#### [DATA LINES]
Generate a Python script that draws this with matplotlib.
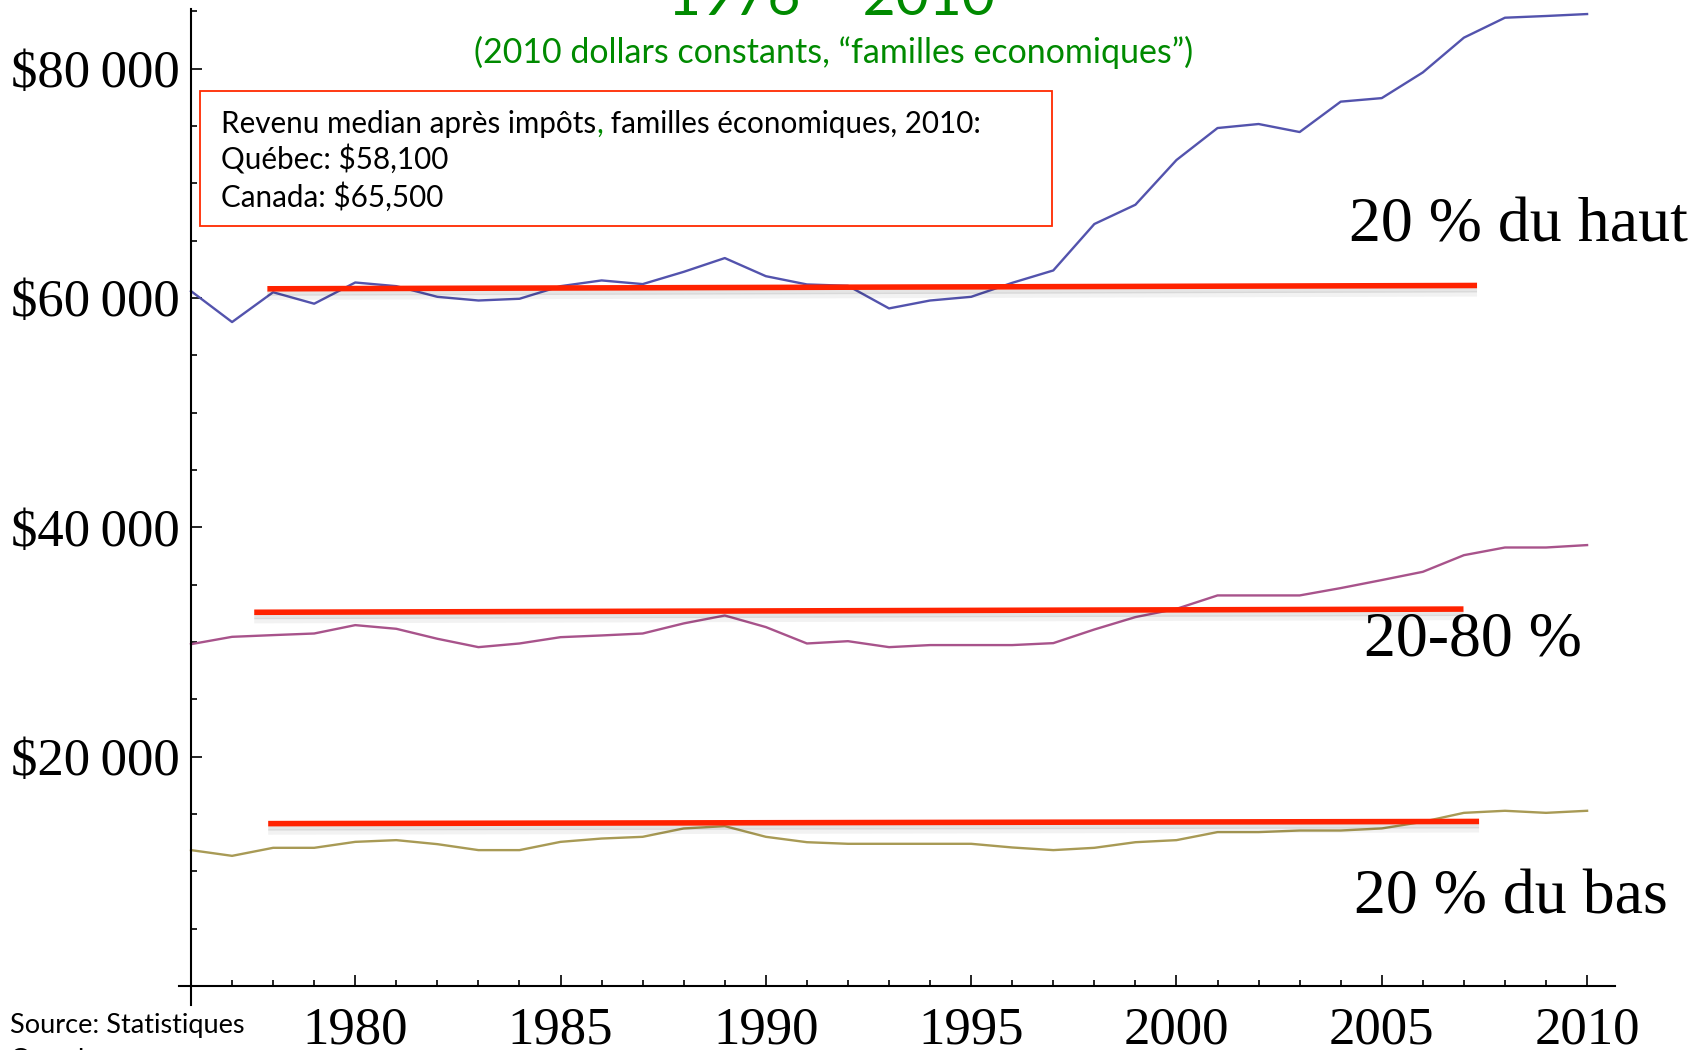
import matplotlib
matplotlib.use('Agg')
import matplotlib.pyplot as plt
import matplotlib.patheffects as pe
from matplotlib.patches import Rectangle
from matplotlib.ticker import MultipleLocator

# revenu apres impots, dollars constants 2010
years = list(range(1976, 2011))
top20 = [60600, 57900, 60500, 59500, 61350, 61030, 60100, 59780, 59930, 61030,
         61530, 61210, 62280, 63480, 61900, 61180, 61060, 59090, 59780, 60100,
         61320, 62400, 66450, 68130, 72030, 74820, 75170, 74470, 77120, 77430,
         79670, 82700, 84440, 84590, 84760]
mid60 = [29810, 30450, 30600, 30740, 31470, 31150, 30280, 29550, 29870, 30420,
         30570, 30740, 31620, 32310, 31300, 29870, 30070, 29550, 29730, 29730,
         29730, 29900, 31090, 32170, 32890, 34060, 34060, 34060, 34700, 35400,
         36120, 37570, 38240, 38240, 38450]
bottom20 = [11850, 11350, 12050, 12050, 12570, 12720, 12370, 11850, 11850, 12570,
            12860, 13010, 13740, 13940, 13010, 12540, 12400, 12400, 12400, 12400,
            12080, 11850, 12050, 12540, 12720, 13420, 13420, 13560, 13560, 13740,
            14320, 15100, 15280, 15100, 15280]

# lignes rouges (moyennes)
avg_x0 = [1977.86, 1977.54, 1977.88]
avg_x1 = [2007.32, 2006.99, 2007.37]
avg_y0 = [60800, 32590, 14160]
avg_y1 = [61090, 32870, 14350]

ytick_vals = [20000, 40000, 60000, 80000]
ytick_labels = ['$20\u2009000', '$40\u2009000', '$60\u2009000', '$80\u2009000']
xtick_vals = [1980, 1985, 1990, 1995, 2000, 2005, 2010]

series_colors = ['#5353AD', '#A8538B', '#A89A55']
red = '#FF2200'
green = '#008A00'
serif = ['Liberation Serif', 'DejaVu Serif']
sans = ['Lato', 'DejaVu Sans']

W, H = 1708, 1050
fig = plt.figure(figsize=(W / 100, H / 100), dpi=100)


def fx(x):
    return x / W


def fy(y):
    return 1 - y / H


ax = fig.add_axes([fx(191), fy(986), fx(1615) - fx(191), fy(9) - fy(986)])
ax.set_xlim(1976, 2010.68)
ax.set_ylim(0, 85200)

for s in ['top', 'right']:
    ax.spines[s].set_visible(False)
for s in ['left', 'bottom']:
    ax.spines[s].set_linewidth(1.5)
ax.spines['left'].set_bounds(-1700, 85200)
ax.spines['bottom'].set_bounds(1975.7, 2010.68)

ax.set_xticks(xtick_vals)
ax.xaxis.set_minor_locator(MultipleLocator(1))
ax.set_yticks(ytick_vals, labels=ytick_labels)
ax.yaxis.set_minor_locator(MultipleLocator(5000))
ax.tick_params(which='major', direction='in', length=8, width=1.2)
ax.tick_params(which='minor', direction='in', length=4.5, width=1.2)
ax.tick_params(axis='x', which='major', pad=15)
ax.tick_params(axis='y', which='major', pad=8)
for lab in ax.get_xticklabels() + ax.get_yticklabels():
    lab.set_family(serif)
    lab.set_fontsize(38)

for vals, c in zip([top20, mid60, bottom20], series_colors):
    ax.plot(years, vals, color=c, lw=1.7, clip_on=False)

shadow = [pe.SimpleLineShadow(offset=(0, -3), shadow_color='k', alpha=0.10),
          pe.SimpleLineShadow(offset=(0, -6), shadow_color='k', alpha=0.05),
          pe.Normal()]
for x0, x1, y0, y1 in zip(avg_x0, avg_x1, avg_y0, avg_y1):
    ax.plot([x0, x1], [y0, y1], color=red, lw=4, solid_capstyle='butt',
            path_effects=shadow, zorder=3)

# titres
fig.text(fx(831), fy(15), '1976 \u2013 2010', color=green, fontsize=41,
         family=sans, ha='center', va='baseline')
fig.text(fx(834), fy(63), '(2010 dollars constants, \u201cfamilles economiques\u201d)',
         color=green, fontsize=24.5, family=sans, ha='center', va='baseline')

# encadre
fig.add_artist(Rectangle((fx(200), fy(226)), fx(1052) - fx(200), fy(91) - fy(226),
                         transform=fig.transFigure, fill=False,
                         edgecolor='#FF2A00', lw=1.3))
fs_box = 21.3
fig.canvas.draw()
renderer = fig.canvas.get_renderer()
t1 = fig.text(fx(221), fy(133), 'Revenu median apr\u00e8s imp\u00f4ts', fontsize=fs_box,
              family=sans, va='baseline')
bb = t1.get_window_extent(renderer)
t2 = fig.text(bb.x1 / W, fy(133), ',', fontsize=fs_box, family=sans, color=green,
              va='baseline')
bb2 = t2.get_window_extent(renderer)
fig.text(bb2.x1 / W, fy(133), ' familles \u00e9conomiques, 2010:', fontsize=fs_box,
         family=sans, va='baseline')
fig.text(fx(221), fy(170), 'Qu\u00e9bec: $58,100', fontsize=fs_box, family=sans,
         va='baseline')
fig.text(fx(221), fy(207), 'Canada: $65,500', fontsize=fs_box, family=sans,
         va='baseline')

# etiquettes des groupes
fig.text(fx(1349), fy(242), '20 % du haut', fontsize=46, family=serif, va='baseline')
fig.text(fx(1364), fy(656), '20-80 %', fontsize=46, family=serif, va='baseline')
fig.text(fx(1354), fy(913), '20 % du bas', fontsize=46, family=serif, va='baseline')

fig.text(fx(10), fy(1033), 'Source: Statistiques', fontsize=19.5, family=sans,
         va='baseline')
fig.text(fx(10), fy(1068), 'Canada', fontsize=19.5, family=sans, va='baseline')

fig.savefig('out.png', dpi=100)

#### [DESCRIPTION OF THE TASK]
Return only the lines running from the top of the data to the line that holds "from matplotlib.ticker import MultipleLocator". Include both of those lines, but skip the pictures.

#### [THE COMPLETED TASK]
Generate a Python script that draws this with matplotlib.
import matplotlib
matplotlib.use('Agg')
import matplotlib.pyplot as plt
import matplotlib.patheffects as pe
from matplotlib.patches import Rectangle
from matplotlib.ticker import MultipleLocator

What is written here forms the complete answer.